Esta semana sugerí en Twitter que la justicia evalúe el arresto domiciliario para el excongresista Víctor Albrecht, investigado por su presunta pertenencia a la organización criminal Rich Port II y para quien -al igual que para el ex alcalde del Callao, Juan Sotomayor- la Fiscalía ha pedido 36 meses de prisión preventiva.

No tengo dudas de que Albrecht cometió delitos y que al hurgar en las fundamentadas sospechas que tiene el MP, el PJ podrá corroborar que Sotomayor y Albrecht lideraron una malhadada red de empleados fantasmas que se levantó en peso los escasos recursos del concejo chalaco -y el de sus esforzados contribuyentes-, que mutaron en un par de bandoleros de incalificable calaña y que encabezaron por años un sofisticado engranaje de corrupción. Lo que advertí en la red social, no obstante, es que todo indica que Albrecht padece de cáncer.

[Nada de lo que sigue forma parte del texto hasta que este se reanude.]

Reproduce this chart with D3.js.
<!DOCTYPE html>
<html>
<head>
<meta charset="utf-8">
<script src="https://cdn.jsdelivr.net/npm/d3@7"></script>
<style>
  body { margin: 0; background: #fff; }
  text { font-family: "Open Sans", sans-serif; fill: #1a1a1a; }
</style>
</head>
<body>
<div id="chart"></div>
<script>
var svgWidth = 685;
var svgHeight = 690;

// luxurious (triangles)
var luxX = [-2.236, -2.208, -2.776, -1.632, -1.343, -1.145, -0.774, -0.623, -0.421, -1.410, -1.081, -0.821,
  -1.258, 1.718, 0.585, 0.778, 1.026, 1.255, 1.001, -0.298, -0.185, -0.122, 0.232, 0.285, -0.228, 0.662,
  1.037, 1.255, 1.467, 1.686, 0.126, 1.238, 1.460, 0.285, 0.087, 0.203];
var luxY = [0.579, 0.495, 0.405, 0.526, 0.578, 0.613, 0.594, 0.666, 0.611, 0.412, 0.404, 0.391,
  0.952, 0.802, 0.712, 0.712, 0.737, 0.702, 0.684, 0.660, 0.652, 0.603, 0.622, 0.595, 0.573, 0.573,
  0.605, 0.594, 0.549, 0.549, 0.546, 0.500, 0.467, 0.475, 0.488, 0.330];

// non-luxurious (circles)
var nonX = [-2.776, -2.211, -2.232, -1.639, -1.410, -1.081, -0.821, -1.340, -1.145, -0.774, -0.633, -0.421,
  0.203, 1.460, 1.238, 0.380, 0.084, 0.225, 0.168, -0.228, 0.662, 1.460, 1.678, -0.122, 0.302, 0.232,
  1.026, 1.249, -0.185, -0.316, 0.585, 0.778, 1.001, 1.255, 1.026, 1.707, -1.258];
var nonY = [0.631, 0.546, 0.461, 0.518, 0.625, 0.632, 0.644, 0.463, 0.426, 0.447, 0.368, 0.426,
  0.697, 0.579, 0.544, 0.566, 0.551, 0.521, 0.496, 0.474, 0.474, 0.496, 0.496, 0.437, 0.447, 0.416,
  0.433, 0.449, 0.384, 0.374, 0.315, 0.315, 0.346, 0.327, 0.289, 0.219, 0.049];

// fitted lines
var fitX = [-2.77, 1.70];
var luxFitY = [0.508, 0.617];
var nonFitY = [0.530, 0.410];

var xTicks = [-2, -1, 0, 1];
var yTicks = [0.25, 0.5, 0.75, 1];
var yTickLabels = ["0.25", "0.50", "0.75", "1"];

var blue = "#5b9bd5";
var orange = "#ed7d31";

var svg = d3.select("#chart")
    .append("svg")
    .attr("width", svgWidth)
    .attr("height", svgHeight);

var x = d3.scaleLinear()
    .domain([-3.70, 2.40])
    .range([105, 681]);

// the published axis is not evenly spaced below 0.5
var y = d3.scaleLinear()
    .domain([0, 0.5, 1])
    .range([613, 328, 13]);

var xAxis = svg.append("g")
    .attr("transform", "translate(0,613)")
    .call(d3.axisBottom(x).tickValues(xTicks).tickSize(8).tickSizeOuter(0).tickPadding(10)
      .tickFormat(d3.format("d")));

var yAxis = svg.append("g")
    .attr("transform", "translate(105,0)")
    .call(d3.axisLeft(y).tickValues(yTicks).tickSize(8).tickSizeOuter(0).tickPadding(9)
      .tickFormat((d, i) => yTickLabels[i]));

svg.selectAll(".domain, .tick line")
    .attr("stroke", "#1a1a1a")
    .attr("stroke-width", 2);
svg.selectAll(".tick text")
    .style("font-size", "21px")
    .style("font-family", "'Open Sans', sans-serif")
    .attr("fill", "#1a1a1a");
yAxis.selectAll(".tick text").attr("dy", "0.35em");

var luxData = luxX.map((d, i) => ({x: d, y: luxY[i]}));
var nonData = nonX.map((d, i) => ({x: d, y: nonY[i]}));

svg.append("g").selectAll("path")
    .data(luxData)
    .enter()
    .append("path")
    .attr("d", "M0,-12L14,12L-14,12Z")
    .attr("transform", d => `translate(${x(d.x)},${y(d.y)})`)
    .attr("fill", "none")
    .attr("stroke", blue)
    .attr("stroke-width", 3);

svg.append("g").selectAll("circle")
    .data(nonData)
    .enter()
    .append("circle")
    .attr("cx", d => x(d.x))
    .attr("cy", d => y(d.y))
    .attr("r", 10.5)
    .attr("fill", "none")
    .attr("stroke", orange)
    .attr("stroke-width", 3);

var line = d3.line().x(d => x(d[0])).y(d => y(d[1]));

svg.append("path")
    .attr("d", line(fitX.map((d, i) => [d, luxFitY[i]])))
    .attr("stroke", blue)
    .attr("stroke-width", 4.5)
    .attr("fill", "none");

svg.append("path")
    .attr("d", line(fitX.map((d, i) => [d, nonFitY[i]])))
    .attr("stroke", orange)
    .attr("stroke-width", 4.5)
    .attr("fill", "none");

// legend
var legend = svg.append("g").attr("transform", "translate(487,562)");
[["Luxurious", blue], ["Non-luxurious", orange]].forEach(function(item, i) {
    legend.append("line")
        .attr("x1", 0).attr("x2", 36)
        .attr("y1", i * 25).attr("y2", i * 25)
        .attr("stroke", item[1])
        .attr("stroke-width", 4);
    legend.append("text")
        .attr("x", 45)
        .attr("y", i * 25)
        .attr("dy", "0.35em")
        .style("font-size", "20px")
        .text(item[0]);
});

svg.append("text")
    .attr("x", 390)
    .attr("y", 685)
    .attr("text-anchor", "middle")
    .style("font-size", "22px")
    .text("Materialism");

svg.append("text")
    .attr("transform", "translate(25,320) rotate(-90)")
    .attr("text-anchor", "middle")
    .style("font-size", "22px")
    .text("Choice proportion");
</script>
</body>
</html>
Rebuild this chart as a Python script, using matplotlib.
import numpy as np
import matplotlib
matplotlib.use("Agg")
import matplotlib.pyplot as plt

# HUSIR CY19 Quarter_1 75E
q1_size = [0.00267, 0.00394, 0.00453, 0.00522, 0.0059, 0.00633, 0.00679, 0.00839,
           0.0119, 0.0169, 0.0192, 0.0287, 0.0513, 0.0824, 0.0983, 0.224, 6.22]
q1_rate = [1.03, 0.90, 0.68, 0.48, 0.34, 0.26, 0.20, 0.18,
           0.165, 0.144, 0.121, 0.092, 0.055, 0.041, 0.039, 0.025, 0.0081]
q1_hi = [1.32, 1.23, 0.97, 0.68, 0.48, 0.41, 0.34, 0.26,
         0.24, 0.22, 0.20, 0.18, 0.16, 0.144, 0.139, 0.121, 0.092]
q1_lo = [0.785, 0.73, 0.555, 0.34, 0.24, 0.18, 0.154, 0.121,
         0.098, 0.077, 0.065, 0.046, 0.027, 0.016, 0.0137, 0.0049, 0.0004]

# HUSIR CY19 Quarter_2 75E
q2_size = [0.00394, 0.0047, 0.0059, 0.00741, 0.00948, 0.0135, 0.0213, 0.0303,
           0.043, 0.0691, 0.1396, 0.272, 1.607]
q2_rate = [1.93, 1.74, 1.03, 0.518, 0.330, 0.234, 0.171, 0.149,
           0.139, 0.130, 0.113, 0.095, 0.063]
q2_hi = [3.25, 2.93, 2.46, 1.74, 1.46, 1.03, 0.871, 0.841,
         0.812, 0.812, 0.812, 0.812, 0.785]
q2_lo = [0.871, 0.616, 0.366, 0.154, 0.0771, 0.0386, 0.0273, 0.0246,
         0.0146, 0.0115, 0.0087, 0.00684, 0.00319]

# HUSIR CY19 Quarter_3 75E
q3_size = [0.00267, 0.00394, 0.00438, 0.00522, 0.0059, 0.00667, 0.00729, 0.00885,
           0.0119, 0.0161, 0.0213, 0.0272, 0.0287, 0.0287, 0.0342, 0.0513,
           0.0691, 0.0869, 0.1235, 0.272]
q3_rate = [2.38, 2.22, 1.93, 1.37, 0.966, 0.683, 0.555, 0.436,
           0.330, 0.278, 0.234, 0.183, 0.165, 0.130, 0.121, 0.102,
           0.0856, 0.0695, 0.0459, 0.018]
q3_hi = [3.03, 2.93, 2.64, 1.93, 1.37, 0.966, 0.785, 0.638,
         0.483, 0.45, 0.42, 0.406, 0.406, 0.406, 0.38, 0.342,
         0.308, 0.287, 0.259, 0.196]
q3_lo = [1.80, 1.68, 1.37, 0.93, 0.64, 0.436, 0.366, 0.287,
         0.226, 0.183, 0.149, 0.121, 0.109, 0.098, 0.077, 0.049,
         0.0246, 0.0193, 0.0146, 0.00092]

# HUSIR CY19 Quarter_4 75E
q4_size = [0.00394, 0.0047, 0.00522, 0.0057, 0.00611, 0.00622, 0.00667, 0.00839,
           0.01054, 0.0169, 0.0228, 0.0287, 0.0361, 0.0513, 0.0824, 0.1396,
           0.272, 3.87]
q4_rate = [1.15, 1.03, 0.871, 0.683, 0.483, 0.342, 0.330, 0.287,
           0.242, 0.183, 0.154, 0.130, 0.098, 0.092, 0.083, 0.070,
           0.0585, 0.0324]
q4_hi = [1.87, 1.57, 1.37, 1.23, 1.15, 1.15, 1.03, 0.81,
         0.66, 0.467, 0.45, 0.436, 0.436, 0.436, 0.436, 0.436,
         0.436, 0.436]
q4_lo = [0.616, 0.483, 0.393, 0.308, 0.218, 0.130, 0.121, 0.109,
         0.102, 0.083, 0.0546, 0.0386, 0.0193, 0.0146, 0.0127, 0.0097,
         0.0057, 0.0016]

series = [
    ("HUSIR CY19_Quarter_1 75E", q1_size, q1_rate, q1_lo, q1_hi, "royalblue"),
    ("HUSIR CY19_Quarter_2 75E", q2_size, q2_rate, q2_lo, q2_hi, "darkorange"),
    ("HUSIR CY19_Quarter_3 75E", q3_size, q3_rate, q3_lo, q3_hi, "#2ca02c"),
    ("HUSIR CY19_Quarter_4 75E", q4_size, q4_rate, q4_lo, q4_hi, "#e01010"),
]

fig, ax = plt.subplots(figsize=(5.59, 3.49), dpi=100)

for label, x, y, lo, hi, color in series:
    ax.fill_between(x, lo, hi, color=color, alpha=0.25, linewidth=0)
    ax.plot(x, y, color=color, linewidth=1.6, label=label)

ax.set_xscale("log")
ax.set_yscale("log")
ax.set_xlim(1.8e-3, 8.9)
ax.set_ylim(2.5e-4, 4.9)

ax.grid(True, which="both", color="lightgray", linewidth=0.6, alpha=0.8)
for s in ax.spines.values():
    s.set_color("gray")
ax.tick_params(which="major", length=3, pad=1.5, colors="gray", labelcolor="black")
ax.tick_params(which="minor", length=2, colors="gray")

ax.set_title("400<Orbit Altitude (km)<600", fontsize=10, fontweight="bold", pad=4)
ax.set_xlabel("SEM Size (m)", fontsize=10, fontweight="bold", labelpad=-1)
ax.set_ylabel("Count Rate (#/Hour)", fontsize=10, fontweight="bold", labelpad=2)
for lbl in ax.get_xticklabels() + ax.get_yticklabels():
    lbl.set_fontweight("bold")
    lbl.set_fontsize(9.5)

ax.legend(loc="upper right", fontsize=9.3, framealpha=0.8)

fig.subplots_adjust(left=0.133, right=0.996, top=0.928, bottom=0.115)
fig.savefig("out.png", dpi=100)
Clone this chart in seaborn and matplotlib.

Mide 1.93 cm. y pesa 63 kg. Ha sido operado y le han extraído 20 cm. de colon. El hombre robusto de 49 años que presidió la Comisión Lava Jato es hoy un espectro que pasea su alma sin vigor y arriesga la vigencia de su organismo en una mazmorra pestilente. Lo que propuse es que si el diagnóstico se ratifica, que purgue cárcel en su casa sería una decisión que colocaría al sistema en los niveles de humanidad que el caso requiere pues enviarlo a prisión sería una virtual sentencia de muerte.

Lo que me sorprendió fueron las respuestas llenas de rencor, de desprecio y revancha que justifican y celebran la cárcel para Albrecht aún en esas severas condiciones. Me alarmó la obstinación de no entender que si el Estado no ejerce su superioridad moral y su carácter altruista, lo único que logrará será satisfacer el arrebato de los persecutores del odio y resentir los frágiles andamiajes institucionales de la sociedad. Sobresalta el encono irreductible, la perversidad categórica, la inquina visceral. Inquieta, además, que de esa chicha de jora de indolencia también beban jueces y fiscales.

Un sector del país está enfermo y ha permitido que sus disputas políticas y sus guerras ideológicas contaminen su alma. Algún día la sicología colectiva debería echar al país en un diván, exorcizar nuestros traumas y evitar así que en un futuro no muy lejano explote el fermento de un peligroso coctel social.